Work to complete: Search the data for the word "document". Reproduce every line where it is found.

Available data:
— Start —
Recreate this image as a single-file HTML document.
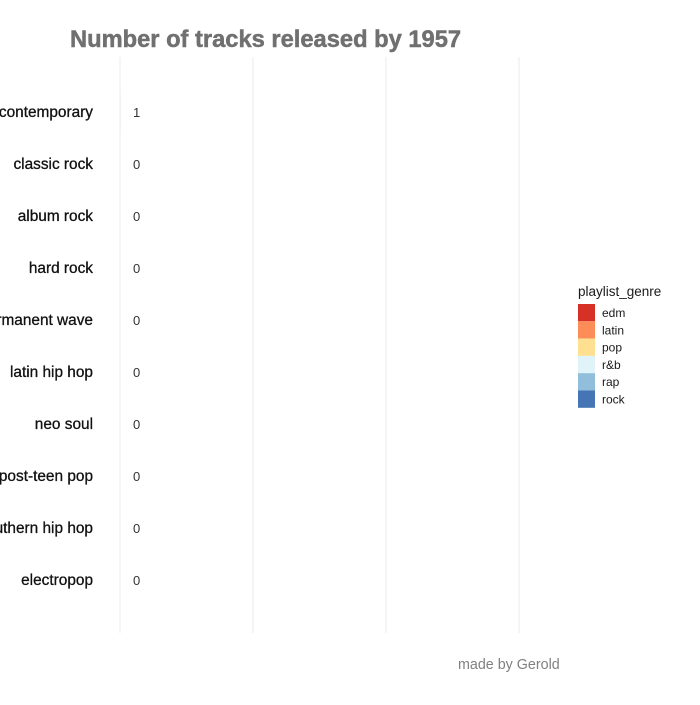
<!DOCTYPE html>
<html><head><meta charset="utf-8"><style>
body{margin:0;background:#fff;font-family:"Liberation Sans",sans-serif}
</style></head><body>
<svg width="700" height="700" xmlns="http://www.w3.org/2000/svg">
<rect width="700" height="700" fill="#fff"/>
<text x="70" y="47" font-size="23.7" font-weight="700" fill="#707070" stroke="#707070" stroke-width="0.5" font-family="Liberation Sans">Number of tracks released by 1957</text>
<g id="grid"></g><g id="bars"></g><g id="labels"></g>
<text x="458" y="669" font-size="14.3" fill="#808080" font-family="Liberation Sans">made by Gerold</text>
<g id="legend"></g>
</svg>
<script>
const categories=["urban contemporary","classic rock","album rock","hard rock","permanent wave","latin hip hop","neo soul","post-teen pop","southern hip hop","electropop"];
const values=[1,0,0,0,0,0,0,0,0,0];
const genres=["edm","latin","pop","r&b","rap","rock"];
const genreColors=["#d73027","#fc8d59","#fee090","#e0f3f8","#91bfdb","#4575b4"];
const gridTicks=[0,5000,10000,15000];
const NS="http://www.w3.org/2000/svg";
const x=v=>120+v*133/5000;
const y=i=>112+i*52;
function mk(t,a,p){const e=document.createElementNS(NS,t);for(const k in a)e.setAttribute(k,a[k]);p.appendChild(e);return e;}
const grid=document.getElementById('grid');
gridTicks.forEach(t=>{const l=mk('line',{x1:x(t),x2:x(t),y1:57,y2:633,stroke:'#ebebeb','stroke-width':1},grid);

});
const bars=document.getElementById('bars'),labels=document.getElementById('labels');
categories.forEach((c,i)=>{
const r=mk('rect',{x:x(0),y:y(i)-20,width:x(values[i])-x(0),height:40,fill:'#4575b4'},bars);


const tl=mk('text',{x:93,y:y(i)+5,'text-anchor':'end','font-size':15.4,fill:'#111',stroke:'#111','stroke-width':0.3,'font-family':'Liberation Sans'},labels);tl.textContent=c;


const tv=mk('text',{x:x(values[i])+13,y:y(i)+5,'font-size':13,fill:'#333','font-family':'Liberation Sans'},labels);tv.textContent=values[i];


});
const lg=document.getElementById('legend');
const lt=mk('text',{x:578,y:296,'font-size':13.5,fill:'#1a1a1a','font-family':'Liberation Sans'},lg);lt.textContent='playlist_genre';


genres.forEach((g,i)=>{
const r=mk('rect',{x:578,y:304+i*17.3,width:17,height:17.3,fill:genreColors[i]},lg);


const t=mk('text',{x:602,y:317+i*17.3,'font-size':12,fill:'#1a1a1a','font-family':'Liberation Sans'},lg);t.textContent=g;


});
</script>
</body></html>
— End —
Reply to the task:
Recreate this image as a single-file HTML document.
function mk(t,a,p){const e=document.createElementNS(NS,t);for(const k in a)e.setAttribute(k,a[k]);p.appendChild(e);return e;}
const grid=document.getElementById('grid');
const bars=document.getElementById('bars'),labels=document.getElementById('labels');
const lg=document.getElementById('legend');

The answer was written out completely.